Exercise details =
Return all of the data exactly as written, without the pictures.

Material provided =
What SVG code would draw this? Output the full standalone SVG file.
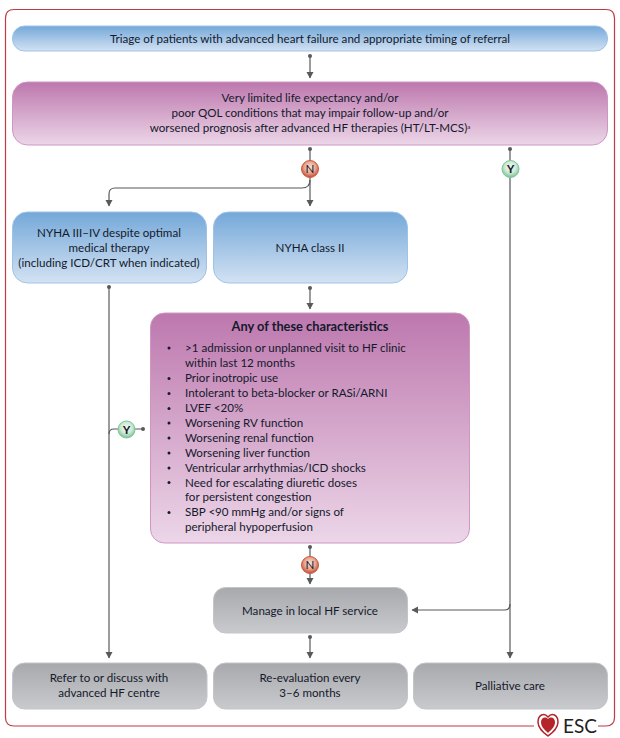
<svg xmlns="http://www.w3.org/2000/svg" width="620" height="738" viewBox="0 0 620 738">
<defs>
<linearGradient id="blue" x1="0" y1="0" x2="0" y2="1"><stop offset="0" stop-color="#74a8d9"/><stop offset="1" stop-color="#d3e2f3"/></linearGradient>
<linearGradient id="purple" x1="0" y1="0" x2="0" y2="1"><stop offset="0" stop-color="#bd78ae"/><stop offset="1" stop-color="#ecd6e8"/></linearGradient>
<linearGradient id="grey" x1="0" y1="0" x2="0" y2="1"><stop offset="0" stop-color="#a7a9ac"/><stop offset="1" stop-color="#c9cace"/></linearGradient>
<radialGradient id="red" cx="0.5" cy="0.4" r="0.6"><stop offset="0" stop-color="#f8e3dc"/><stop offset="0.55" stop-color="#e8a690"/><stop offset="1" stop-color="#c4492f"/></radialGradient>
<radialGradient id="green" cx="0.5" cy="0.4" r="0.6"><stop offset="0" stop-color="#f2f9f3"/><stop offset="0.55" stop-color="#cfe9d6"/><stop offset="1" stop-color="#74c193"/></radialGradient>
<marker id="arr" markerWidth="8" markerHeight="8" refX="6" refY="3.5" orient="auto" markerUnits="userSpaceOnUse"><path d="M0 0L6.500 3.500L0 7Z" fill="#58595b"/></marker>
<marker id="dot" markerWidth="6" markerHeight="6" refX="3" refY="3" orient="auto" markerUnits="userSpaceOnUse"><circle cx="3" cy="3" r="2" fill="#58595b"/></marker>
</defs>
<style>
text{font-family:"Lato","Open Sans",sans-serif;font-size:11.6px;fill:#14192b;text-anchor:middle}
.l{text-anchor:start}
.b{font-weight:700}
.h{font-weight:700;font-size:12.800px}
.y{font-weight:900;font-size:11px}
.c{fill:none;stroke:#58595b;stroke-width:1.200}
.a{marker-start:url(#dot);marker-end:url(#arr)}
.bl{fill:url(#blue);stroke:#9fc3e6;stroke-width:1}
.pu{fill:url(#purple);stroke:#cf96c4;stroke-width:1}
.gr{fill:url(#grey);stroke:#c4c5c8;stroke-width:1}
.rc{fill:url(#red);stroke:#cc5a40;stroke-width:1}
.gc{fill:url(#green);stroke:#7cc59b;stroke-width:1}
.n{fill:#14192b}
</style>
<path d="M534 726H14Q5.500 726 5.500 717.500V18Q5.500 9.500 14 9.500H606Q614.500 9.500 614.500 18V717.500Q614.500 726 606 726H598" fill="none" stroke="#be3a44" stroke-width="1.200"/>
<g id="connectors">
<path class="c a" d="M310 56V78"/>
<path class="c a" d="M310 149V206"/>
<path class="c" d="M310 180Q310 188 302 188H115Q109 188 109 194V206" marker-end="url(#arr)"/>
<path class="c a" d="M510 149V658"/>
<path class="c" d="M510 604Q510 610 505 610H412" marker-end="url(#arr)"/>
<path class="c a" d="M109 287V658"/>
<path class="c" d="M109 434Q109 429 114 429H143" marker-end="url(#dot)"/>
<path class="c a" d="M310 288V309"/>
<path class="c a" d="M310 547V584"/>
<path class="c a" d="M310 637V658"/>
</g>
<g id="triage"><rect class="bl" x="12.500" y="26" width="595" height="25" rx="12"/><text x="310" y="42.500">Triage of patients with advanced heart failure and appropriate timing of referral</text></g>
<g id="limited"><rect class="pu" x="12.500" y="82" width="595" height="63" rx="15"/><text x="310" y="102">Very limited life expectancy and/or</text><text x="310" y="117">poor QOL conditions that may impair follow-up and/or</text><text x="310" y="132">worsened prognosis after advanced HF therapies (HT/LT-MCS)<tspan font-size="6" dy="-3">a</tspan></text></g>
<g id="n1"><circle class="rc" cx="310" cy="169" r="8.500"/><text x="310" y="173">N</text></g>
<g id="y1"><circle class="gc" cx="510.500" cy="169" r="8.500"/><text class="y" x="510.500" y="173">Y</text></g>
<g id="nyha34"><rect class="bl" x="12.500" y="212" width="194" height="71" rx="15"/><text x="109" y="237">NYHA III–IV despite optimal</text><text x="109" y="252">medical therapy</text><text x="109" y="267">(including ICD/CRT when indicated)</text></g>
<g id="nyha2"><rect class="bl" x="213.500" y="212" width="194" height="71" rx="15"/><text x="310" y="252">NYHA class II</text></g>
<g id="y2"><circle class="gc" cx="126.500" cy="429.500" r="8.500"/><text class="y" x="126.500" y="433.500">Y</text></g>
<g id="chars"><rect class="pu" x="150.500" y="313" width="319" height="230" rx="14"/>
<text class="h" x="310" y="331">Any of these characteristics</text>
<g class="n"><circle cx="169" cy="348" r="1.500"/><circle cx="169" cy="378.500" r="1.500"/><circle cx="169" cy="393.500" r="1.500"/><circle cx="169" cy="408.500" r="1.500"/><circle cx="169" cy="423" r="1.500"/><circle cx="169" cy="438" r="1.500"/><circle cx="169" cy="453" r="1.500"/><circle cx="169" cy="468" r="1.500"/><circle cx="169" cy="482.500" r="1.500"/><circle cx="169" cy="512.500" r="1.500"/></g>
<text class="l" x="185" y="352">&gt;1 admission or unplanned visit to HF clinic</text>
<text class="l" x="185" y="367">within last 12 months</text>
<text class="l" x="185" y="382">Prior inotropic use</text>
<text class="l" x="185" y="397">Intolerant to beta-blocker or RASi/ARNI</text>
<text class="l" x="185" y="412">LVEF &lt;20%</text>
<text class="l" x="185" y="427">Worsening RV function</text>
<text class="l" x="185" y="442">Worsening renal function</text>
<text class="l" x="185" y="457">Worsening liver function</text>
<text class="l" x="185" y="472">Ventricular arrhythmias/ICD shocks</text>
<text class="l" x="185" y="487">Need for escalating diuretic doses</text>
<text class="l" x="185" y="501">for persistent congestion</text>
<text class="l" x="185" y="516">SBP &lt;90 mmHg and/or signs of</text>
<text class="l" x="185" y="531">peripheral hypoperfusion</text></g>
<g id="n2"><circle class="rc" cx="310" cy="565" r="8.500"/><text x="310" y="569">N</text></g>
<g id="manage"><rect class="gr" x="213.500" y="587.500" width="194" height="45.500" rx="12"/><text x="310" y="614.500">Manage in local HF service</text></g>
<g id="refer"><rect class="gr" x="12.500" y="663" width="194.500" height="46" rx="12"/><text x="109" y="682">Refer to or discuss with</text><text x="109" y="697">advanced HF centre</text></g>
<g id="reeval"><rect class="gr" x="213.500" y="663" width="194" height="46" rx="12"/><text x="310" y="682">Re-evaluation every</text><text x="310" y="697">3–6 months</text></g>
<g id="palliative"><rect class="gr" x="413.500" y="663" width="194" height="46" rx="12"/><text x="510" y="690">Palliative care</text></g>
<g id="logo"><path d="M548 717C544 712 538 715 538 722C538 729 544 733 548 736C552 733 558 729 558 722C558 715 552 712 548 717Z" fill="#fff" stroke="#b3242b" stroke-width="1.500"/><path d="M548 719C545 716 541 718 541 722C541 727 545 730 548 733C551 730 555 727 555 722C555 718 551 716 548 719Z" fill="#b3242b"/><text x="563" y="733" style="font-size:19px;text-anchor:start;fill:#222">ESC</text></g>
</svg>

Answer =
What SVG code would draw this? Output the full standalone SVG file.
<svg xmlns="http://www.w3.org/2000/svg" width="620" height="738" viewBox="0 0 620 738">
<defs>
<linearGradient id="blue" x1="0" y1="0" x2="0" y2="1"><stop offset="0" stop-color="#74a8d9"/><stop offset="1" stop-color="#d3e2f3"/></linearGradient>
<linearGradient id="purple" x1="0" y1="0" x2="0" y2="1"><stop offset="0" stop-color="#bd78ae"/><stop offset="1" stop-color="#ecd6e8"/></linearGradient>
<linearGradient id="grey" x1="0" y1="0" x2="0" y2="1"><stop offset="0" stop-color="#a7a9ac"/><stop offset="1" stop-color="#c9cace"/></linearGradient>
<radialGradient id="red" cx="0.5" cy="0.4" r="0.6"><stop offset="0" stop-color="#f8e3dc"/><stop offset="0.55" stop-color="#e8a690"/><stop offset="1" stop-color="#c4492f"/></radialGradient>
<radialGradient id="green" cx="0.5" cy="0.4" r="0.6"><stop offset="0" stop-color="#f2f9f3"/><stop offset="0.55" stop-color="#cfe9d6"/><stop offset="1" stop-color="#74c193"/></radialGradient>
<marker id="arr" markerWidth="8" markerHeight="8" refX="6" refY="3.5" orient="auto" markerUnits="userSpaceOnUse"><path d="M0 0L6.500 3.500L0 7Z" fill="#58595b"/></marker>
<marker id="dot" markerWidth="6" markerHeight="6" refX="3" refY="3" orient="auto" markerUnits="userSpaceOnUse"><circle cx="3" cy="3" r="2" fill="#58595b"/></marker>
</defs>
<style>
text{font-family:"Lato","Open Sans",sans-serif;font-size:11.6px;fill:#14192b;text-anchor:middle}
.l{text-anchor:start}
.b{font-weight:700}
.h{font-weight:700;font-size:12.800px}
.y{font-weight:900;font-size:11px}
.c{fill:none;stroke:#58595b;stroke-width:1.200}
.a{marker-start:url(#dot);marker-end:url(#arr)}
.bl{fill:url(#blue);stroke:#9fc3e6;stroke-width:1}
.pu{fill:url(#purple);stroke:#cf96c4;stroke-width:1}
.gr{fill:url(#grey);stroke:#c4c5c8;stroke-width:1}
.rc{fill:url(#red);stroke:#cc5a40;stroke-width:1}
.gc{fill:url(#green);stroke:#7cc59b;stroke-width:1}
.n{fill:#14192b}
</style>
<path d="M534 726H14Q5.500 726 5.500 717.500V18Q5.500 9.500 14 9.500H606Q614.500 9.500 614.500 18V717.500Q614.500 726 606 726H598" fill="none" stroke="#be3a44" stroke-width="1.200"/>
<g id="connectors">
<path class="c a" d="M310 56V78"/>
<path class="c a" d="M310 149V206"/>
<path class="c" d="M310 180Q310 188 302 188H115Q109 188 109 194V206" marker-end="url(#arr)"/>
<path class="c a" d="M510 149V658"/>
<path class="c" d="M510 604Q510 610 505 610H412" marker-end="url(#arr)"/>
<path class="c a" d="M109 287V658"/>
<path class="c" d="M109 434Q109 429 114 429H143" marker-end="url(#dot)"/>
<path class="c a" d="M310 288V309"/>
<path class="c a" d="M310 547V584"/>
<path class="c a" d="M310 637V658"/>
</g>
<g id="triage"><rect class="bl" x="12.500" y="26" width="595" height="25" rx="12"/><text x="310" y="42.500">Triage of patients with advanced heart failure and appropriate timing of referral</text></g>
<g id="limited"><rect class="pu" x="12.500" y="82" width="595" height="63" rx="15"/><text x="310" y="102">Very limited life expectancy and/or</text><text x="310" y="117">poor QOL conditions that may impair follow-up and/or</text><text x="310" y="132">worsened prognosis after advanced HF therapies (HT/LT-MCS)<tspan font-size="6" dy="-3">a</tspan></text></g>
<g id="n1"><circle class="rc" cx="310" cy="169" r="8.500"/><text x="310" y="173">N</text></g>
<g id="y1"><circle class="gc" cx="510.500" cy="169" r="8.500"/><text class="y" x="510.500" y="173">Y</text></g>
<g id="nyha34"><rect class="bl" x="12.500" y="212" width="194" height="71" rx="15"/><text x="109" y="237">NYHA III–IV despite optimal</text><text x="109" y="252">medical therapy</text><text x="109" y="267">(including ICD/CRT when indicated)</text></g>
<g id="nyha2"><rect class="bl" x="213.500" y="212" width="194" height="71" rx="15"/><text x="310" y="252">NYHA class II</text></g>
<g id="y2"><circle class="gc" cx="126.500" cy="429.500" r="8.500"/><text class="y" x="126.500" y="433.500">Y</text></g>
<g id="chars"><rect class="pu" x="150.500" y="313" width="319" height="230" rx="14"/>
<text class="h" x="310" y="331">Any of these characteristics</text>
<g class="n"><circle cx="169" cy="348" r="1.500"/><circle cx="169" cy="378.500" r="1.500"/><circle cx="169" cy="393.500" r="1.500"/><circle cx="169" cy="408.500" r="1.500"/><circle cx="169" cy="423" r="1.500"/><circle cx="169" cy="438" r="1.500"/><circle cx="169" cy="453" r="1.500"/><circle cx="169" cy="468" r="1.500"/><circle cx="169" cy="482.500" r="1.500"/><circle cx="169" cy="512.500" r="1.500"/></g>
<text class="l" x="185" y="352">&gt;1 admission or unplanned visit to HF clinic</text>
<text class="l" x="185" y="367">within last 12 months</text>
<text class="l" x="185" y="382">Prior inotropic use</text>
<text class="l" x="185" y="397">Intolerant to beta-blocker or RASi/ARNI</text>
<text class="l" x="185" y="412">LVEF &lt;20%</text>
<text class="l" x="185" y="427">Worsening RV function</text>
<text class="l" x="185" y="442">Worsening renal function</text>
<text class="l" x="185" y="457">Worsening liver function</text>
<text class="l" x="185" y="472">Ventricular arrhythmias/ICD shocks</text>
<text class="l" x="185" y="487">Need for escalating diuretic doses</text>
<text class="l" x="185" y="501">for persistent congestion</text>
<text class="l" x="185" y="516">SBP &lt;90 mmHg and/or signs of</text>
<text class="l" x="185" y="531">peripheral hypoperfusion</text></g>
<g id="n2"><circle class="rc" cx="310" cy="565" r="8.500"/><text x="310" y="569">N</text></g>
<g id="manage"><rect class="gr" x="213.500" y="587.500" width="194" height="45.500" rx="12"/><text x="310" y="614.500">Manage in local HF service</text></g>
<g id="refer"><rect class="gr" x="12.500" y="663" width="194.500" height="46" rx="12"/><text x="109" y="682">Refer to or discuss with</text><text x="109" y="697">advanced HF centre</text></g>
<g id="reeval"><rect class="gr" x="213.500" y="663" width="194" height="46" rx="12"/><text x="310" y="682">Re-evaluation every</text><text x="310" y="697">3–6 months</text></g>
<g id="palliative"><rect class="gr" x="413.500" y="663" width="194" height="46" rx="12"/><text x="510" y="690">Palliative care</text></g>
<g id="logo"><path d="M548 717C544 712 538 715 538 722C538 729 544 733 548 736C552 733 558 729 558 722C558 715 552 712 548 717Z" fill="#fff" stroke="#b3242b" stroke-width="1.500"/><path d="M548 719C545 716 541 718 541 722C541 727 545 730 548 733C551 730 555 727 555 722C555 718 551 716 548 719Z" fill="#b3242b"/><text x="563" y="733" style="font-size:19px;text-anchor:start;fill:#222">ESC</text></g>
</svg>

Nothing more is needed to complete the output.